**WHAT IS ASKED**
In the data below, find every line with the string "this" and pull it out.

**RECORDED DATA**
::::
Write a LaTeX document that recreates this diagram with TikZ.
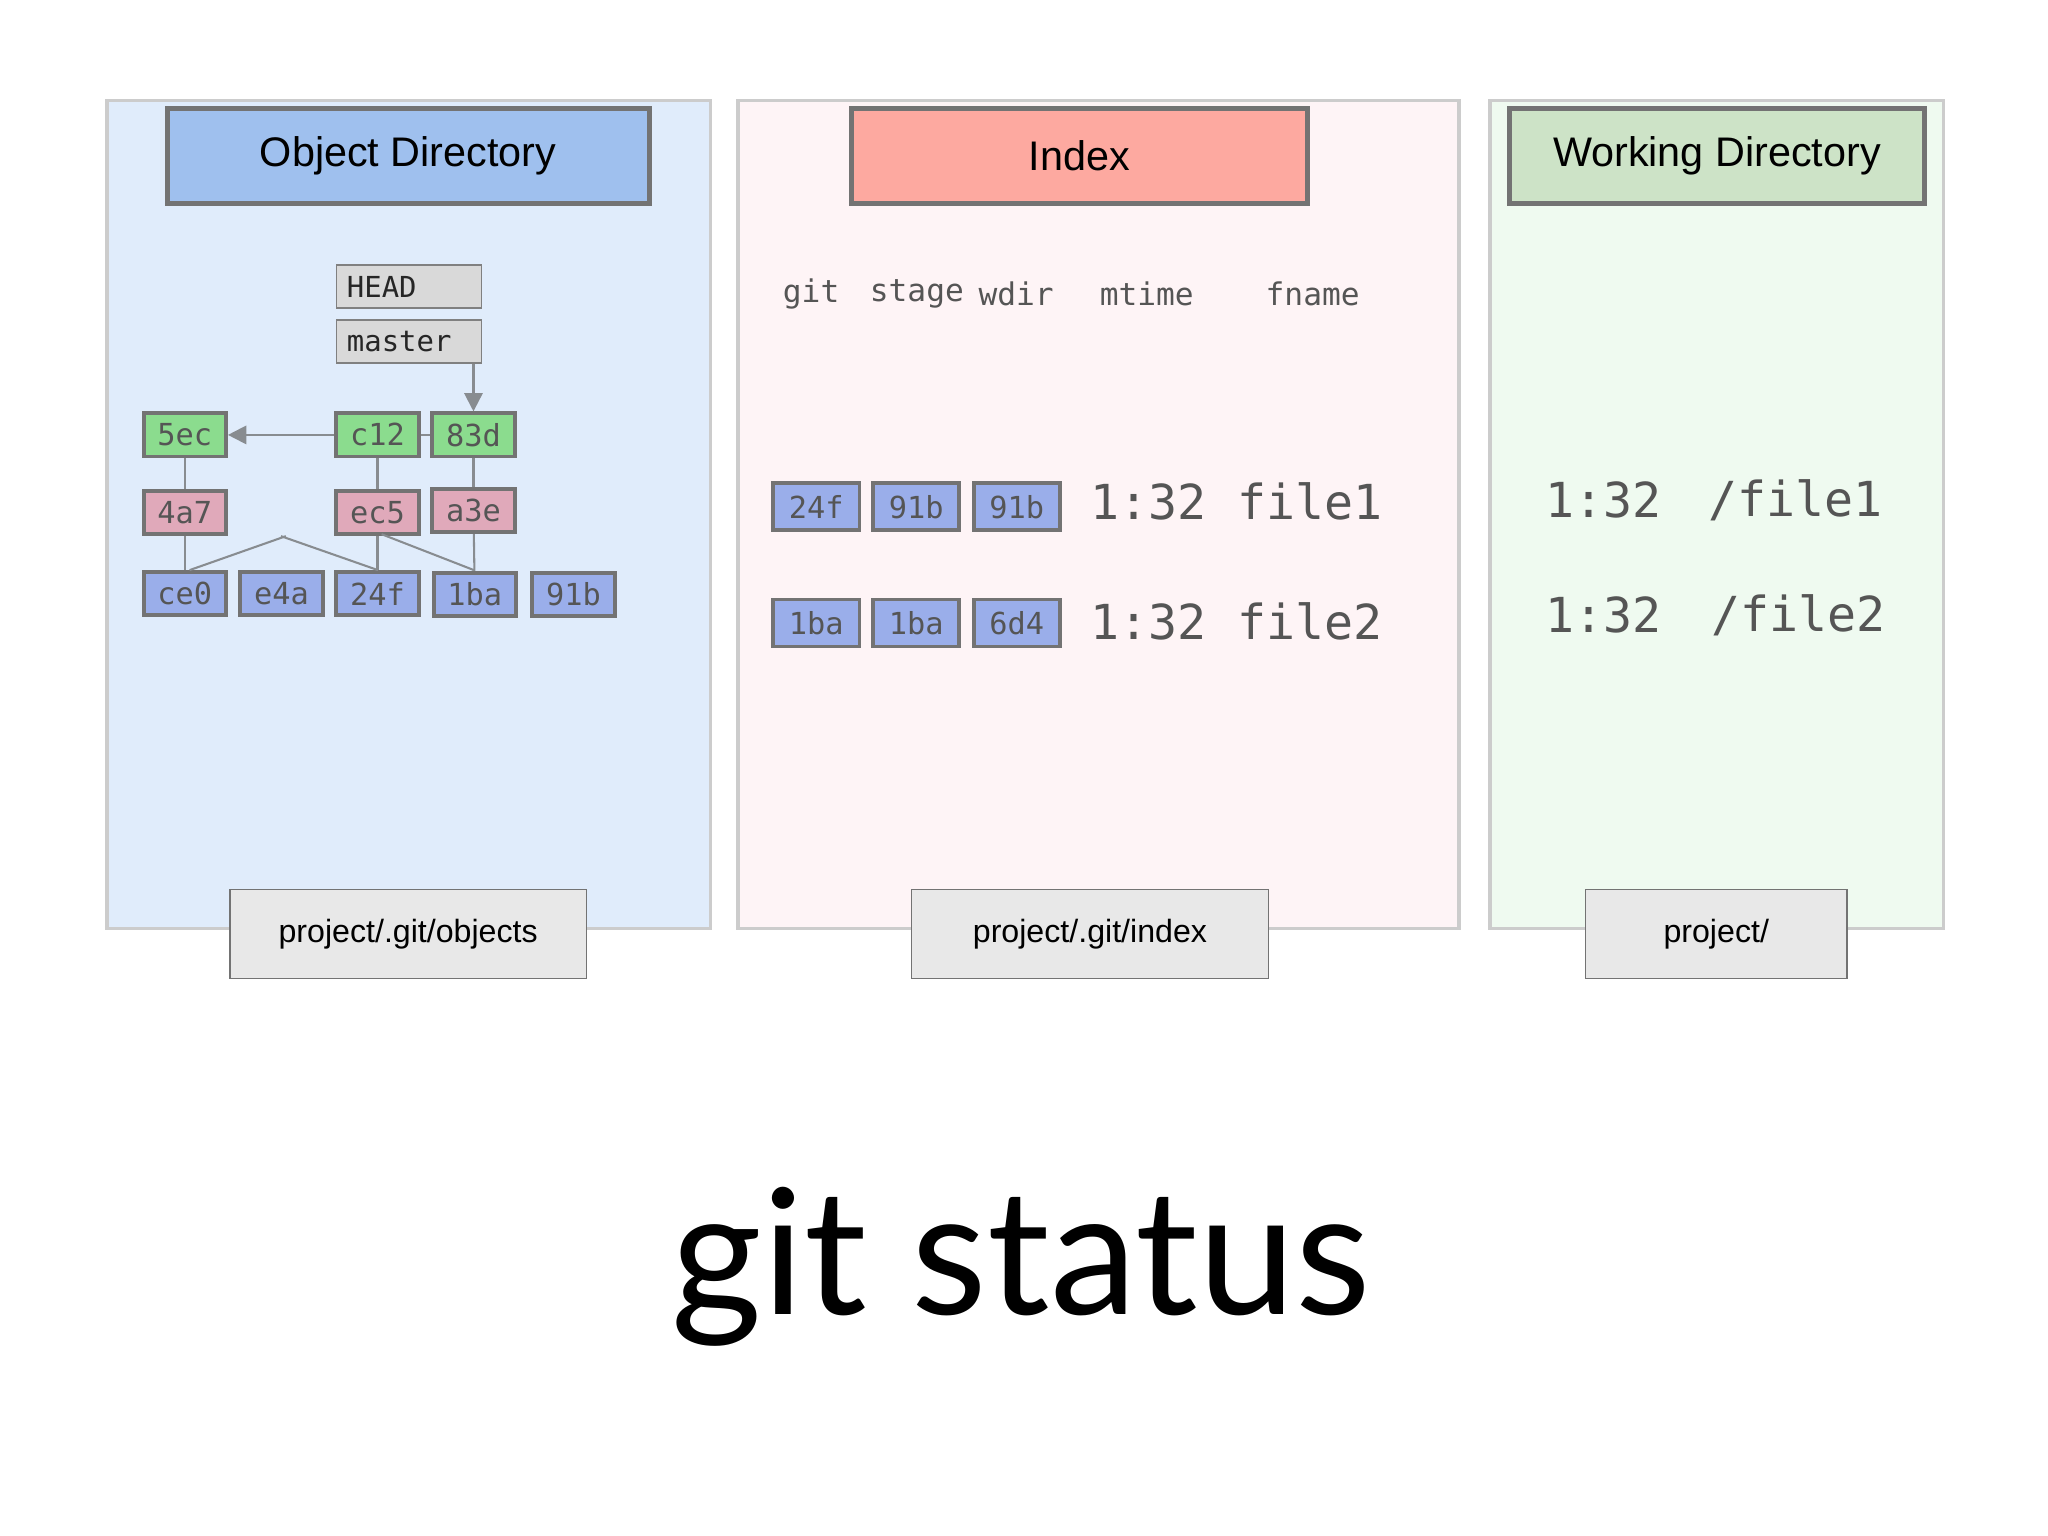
::::
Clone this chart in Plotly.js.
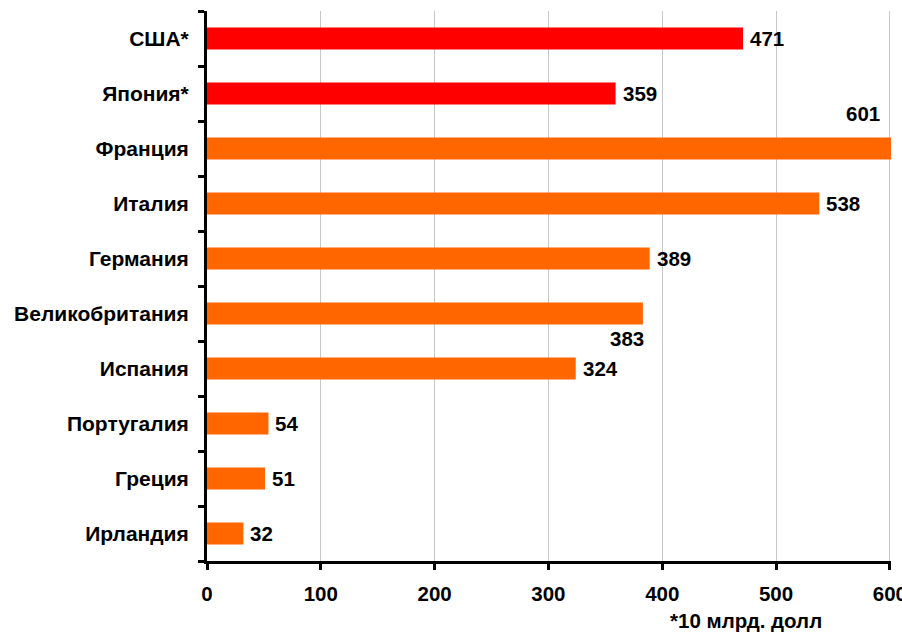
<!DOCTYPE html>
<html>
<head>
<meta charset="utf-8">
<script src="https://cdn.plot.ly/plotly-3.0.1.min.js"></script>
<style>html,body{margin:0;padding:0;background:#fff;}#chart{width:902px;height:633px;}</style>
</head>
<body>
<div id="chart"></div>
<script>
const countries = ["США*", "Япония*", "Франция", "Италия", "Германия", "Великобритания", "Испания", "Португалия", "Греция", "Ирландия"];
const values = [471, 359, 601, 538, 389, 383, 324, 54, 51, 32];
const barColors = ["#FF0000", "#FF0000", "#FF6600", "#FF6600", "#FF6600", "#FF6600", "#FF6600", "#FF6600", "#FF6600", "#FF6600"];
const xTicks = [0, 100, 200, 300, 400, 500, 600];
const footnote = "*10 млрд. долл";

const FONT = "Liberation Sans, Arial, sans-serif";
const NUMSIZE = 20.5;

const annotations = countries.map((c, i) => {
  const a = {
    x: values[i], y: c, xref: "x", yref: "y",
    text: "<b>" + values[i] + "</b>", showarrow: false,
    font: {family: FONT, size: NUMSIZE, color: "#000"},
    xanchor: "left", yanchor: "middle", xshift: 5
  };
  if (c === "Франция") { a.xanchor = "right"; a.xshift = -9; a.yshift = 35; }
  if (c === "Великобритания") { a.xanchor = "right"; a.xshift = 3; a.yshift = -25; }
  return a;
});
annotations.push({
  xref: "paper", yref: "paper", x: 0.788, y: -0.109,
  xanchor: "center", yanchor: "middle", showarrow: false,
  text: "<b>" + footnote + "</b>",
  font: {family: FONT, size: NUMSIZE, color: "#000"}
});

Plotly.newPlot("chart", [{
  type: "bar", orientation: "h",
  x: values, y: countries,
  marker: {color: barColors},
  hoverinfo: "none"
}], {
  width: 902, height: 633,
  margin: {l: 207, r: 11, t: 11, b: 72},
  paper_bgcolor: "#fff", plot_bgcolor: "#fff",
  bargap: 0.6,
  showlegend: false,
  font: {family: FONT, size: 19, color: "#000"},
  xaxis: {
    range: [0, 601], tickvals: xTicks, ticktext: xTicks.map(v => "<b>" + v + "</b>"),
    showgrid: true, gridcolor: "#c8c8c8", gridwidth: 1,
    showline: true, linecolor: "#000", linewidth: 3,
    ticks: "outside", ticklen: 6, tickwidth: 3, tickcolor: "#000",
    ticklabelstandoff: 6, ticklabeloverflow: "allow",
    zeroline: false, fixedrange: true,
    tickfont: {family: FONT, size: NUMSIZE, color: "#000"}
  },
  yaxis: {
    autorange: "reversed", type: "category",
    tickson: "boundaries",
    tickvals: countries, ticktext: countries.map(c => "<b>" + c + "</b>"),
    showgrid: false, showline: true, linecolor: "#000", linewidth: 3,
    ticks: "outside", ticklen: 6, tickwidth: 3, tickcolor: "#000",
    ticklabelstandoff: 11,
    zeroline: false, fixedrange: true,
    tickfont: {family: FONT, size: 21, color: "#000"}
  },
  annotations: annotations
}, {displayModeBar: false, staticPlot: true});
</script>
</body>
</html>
::::
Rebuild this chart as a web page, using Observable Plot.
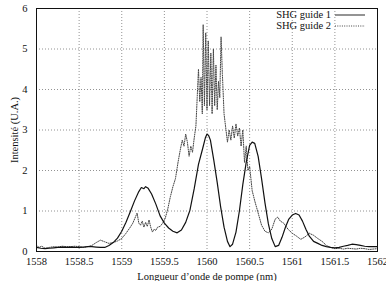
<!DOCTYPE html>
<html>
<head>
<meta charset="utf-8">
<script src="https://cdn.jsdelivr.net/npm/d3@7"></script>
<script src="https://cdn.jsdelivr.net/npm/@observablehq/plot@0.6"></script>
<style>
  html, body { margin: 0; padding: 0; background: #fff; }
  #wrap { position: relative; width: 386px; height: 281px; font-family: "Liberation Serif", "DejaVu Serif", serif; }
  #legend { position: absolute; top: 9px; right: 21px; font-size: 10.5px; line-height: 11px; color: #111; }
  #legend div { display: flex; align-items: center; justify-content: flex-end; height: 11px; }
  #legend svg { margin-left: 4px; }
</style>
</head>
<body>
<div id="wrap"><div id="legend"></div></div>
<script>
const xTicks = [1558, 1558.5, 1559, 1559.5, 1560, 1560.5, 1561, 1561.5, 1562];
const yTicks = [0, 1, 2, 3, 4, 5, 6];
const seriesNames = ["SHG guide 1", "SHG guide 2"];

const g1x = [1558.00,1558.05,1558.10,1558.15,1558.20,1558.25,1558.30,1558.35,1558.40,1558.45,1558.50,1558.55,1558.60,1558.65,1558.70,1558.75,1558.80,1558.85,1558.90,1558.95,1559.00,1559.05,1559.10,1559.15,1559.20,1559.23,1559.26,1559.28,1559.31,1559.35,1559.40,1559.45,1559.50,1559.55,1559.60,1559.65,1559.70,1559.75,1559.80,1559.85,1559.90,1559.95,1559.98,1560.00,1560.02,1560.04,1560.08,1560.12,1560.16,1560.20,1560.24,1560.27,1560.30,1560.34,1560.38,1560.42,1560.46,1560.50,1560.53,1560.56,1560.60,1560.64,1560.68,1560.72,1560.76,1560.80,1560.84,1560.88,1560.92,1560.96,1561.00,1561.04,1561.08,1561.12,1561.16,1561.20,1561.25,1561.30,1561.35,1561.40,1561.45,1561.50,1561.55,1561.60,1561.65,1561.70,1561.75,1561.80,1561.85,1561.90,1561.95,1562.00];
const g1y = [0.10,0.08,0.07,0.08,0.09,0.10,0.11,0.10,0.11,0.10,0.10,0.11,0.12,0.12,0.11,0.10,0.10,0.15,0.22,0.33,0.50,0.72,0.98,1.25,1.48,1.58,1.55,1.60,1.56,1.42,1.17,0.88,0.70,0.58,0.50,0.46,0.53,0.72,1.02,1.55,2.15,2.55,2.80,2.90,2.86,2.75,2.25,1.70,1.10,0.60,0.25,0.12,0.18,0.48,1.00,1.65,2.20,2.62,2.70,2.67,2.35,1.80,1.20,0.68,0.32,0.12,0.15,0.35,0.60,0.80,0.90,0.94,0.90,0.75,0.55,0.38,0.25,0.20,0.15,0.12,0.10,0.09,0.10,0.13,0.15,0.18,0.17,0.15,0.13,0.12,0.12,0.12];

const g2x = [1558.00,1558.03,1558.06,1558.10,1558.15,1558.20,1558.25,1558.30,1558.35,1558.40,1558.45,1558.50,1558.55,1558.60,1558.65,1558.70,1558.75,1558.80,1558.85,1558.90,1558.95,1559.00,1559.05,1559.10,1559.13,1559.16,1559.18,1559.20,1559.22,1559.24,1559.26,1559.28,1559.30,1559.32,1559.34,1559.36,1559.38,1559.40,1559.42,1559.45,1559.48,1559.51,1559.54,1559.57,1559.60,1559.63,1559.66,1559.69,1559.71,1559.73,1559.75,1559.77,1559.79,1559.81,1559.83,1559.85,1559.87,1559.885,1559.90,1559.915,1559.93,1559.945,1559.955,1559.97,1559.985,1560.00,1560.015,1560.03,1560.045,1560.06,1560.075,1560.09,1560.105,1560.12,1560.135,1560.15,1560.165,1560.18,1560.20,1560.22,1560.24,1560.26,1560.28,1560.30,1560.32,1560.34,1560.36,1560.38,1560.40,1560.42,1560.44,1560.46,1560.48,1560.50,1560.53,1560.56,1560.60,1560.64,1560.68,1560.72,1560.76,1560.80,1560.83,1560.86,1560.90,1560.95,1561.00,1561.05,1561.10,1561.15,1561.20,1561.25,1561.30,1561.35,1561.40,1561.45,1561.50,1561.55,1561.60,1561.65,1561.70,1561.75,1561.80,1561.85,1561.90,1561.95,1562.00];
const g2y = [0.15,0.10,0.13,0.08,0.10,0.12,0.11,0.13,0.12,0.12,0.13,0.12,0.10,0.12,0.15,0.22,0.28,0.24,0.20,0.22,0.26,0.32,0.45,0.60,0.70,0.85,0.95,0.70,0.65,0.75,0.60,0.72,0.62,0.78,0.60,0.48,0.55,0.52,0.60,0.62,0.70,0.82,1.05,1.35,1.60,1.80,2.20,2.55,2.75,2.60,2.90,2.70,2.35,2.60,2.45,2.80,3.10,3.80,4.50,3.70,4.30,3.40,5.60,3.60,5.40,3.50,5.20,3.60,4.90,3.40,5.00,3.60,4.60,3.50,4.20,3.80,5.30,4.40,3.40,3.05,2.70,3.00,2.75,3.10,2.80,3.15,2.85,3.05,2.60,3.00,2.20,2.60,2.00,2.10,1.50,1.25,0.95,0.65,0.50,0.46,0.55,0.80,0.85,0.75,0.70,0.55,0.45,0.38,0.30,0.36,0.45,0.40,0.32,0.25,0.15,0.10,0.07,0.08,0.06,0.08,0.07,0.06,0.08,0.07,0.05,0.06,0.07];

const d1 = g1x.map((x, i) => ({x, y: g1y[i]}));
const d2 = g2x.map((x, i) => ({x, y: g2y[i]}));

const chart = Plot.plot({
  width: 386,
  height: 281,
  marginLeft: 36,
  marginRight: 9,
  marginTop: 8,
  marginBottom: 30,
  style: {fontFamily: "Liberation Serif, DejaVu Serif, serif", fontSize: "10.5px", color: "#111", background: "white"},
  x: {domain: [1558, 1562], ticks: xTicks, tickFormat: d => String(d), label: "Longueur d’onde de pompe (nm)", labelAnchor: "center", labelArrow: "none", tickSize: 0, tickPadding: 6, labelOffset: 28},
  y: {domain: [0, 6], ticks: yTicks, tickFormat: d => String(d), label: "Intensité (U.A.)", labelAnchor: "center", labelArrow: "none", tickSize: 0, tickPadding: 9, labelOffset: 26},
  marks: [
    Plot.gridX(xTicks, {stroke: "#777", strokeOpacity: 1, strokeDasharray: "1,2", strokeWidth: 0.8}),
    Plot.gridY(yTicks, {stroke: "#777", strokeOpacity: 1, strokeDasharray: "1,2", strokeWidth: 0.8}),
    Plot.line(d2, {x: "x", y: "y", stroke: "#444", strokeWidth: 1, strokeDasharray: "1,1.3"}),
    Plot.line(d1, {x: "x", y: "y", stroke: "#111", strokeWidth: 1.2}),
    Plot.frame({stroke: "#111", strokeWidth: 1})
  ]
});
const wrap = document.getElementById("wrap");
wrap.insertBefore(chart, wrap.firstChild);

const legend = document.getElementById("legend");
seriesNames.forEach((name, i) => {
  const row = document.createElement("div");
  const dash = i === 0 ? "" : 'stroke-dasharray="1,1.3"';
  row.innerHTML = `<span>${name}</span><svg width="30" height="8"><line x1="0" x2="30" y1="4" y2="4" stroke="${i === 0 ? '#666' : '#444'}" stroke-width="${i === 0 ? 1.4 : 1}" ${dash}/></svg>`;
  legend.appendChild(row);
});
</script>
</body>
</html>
::::
**COMPLETED EXERCISE**
Write a LaTeX document that recreates this diagram with TikZ.
Clone this chart in Plotly.js.
Rebuild this chart as a web page, using Observable Plot.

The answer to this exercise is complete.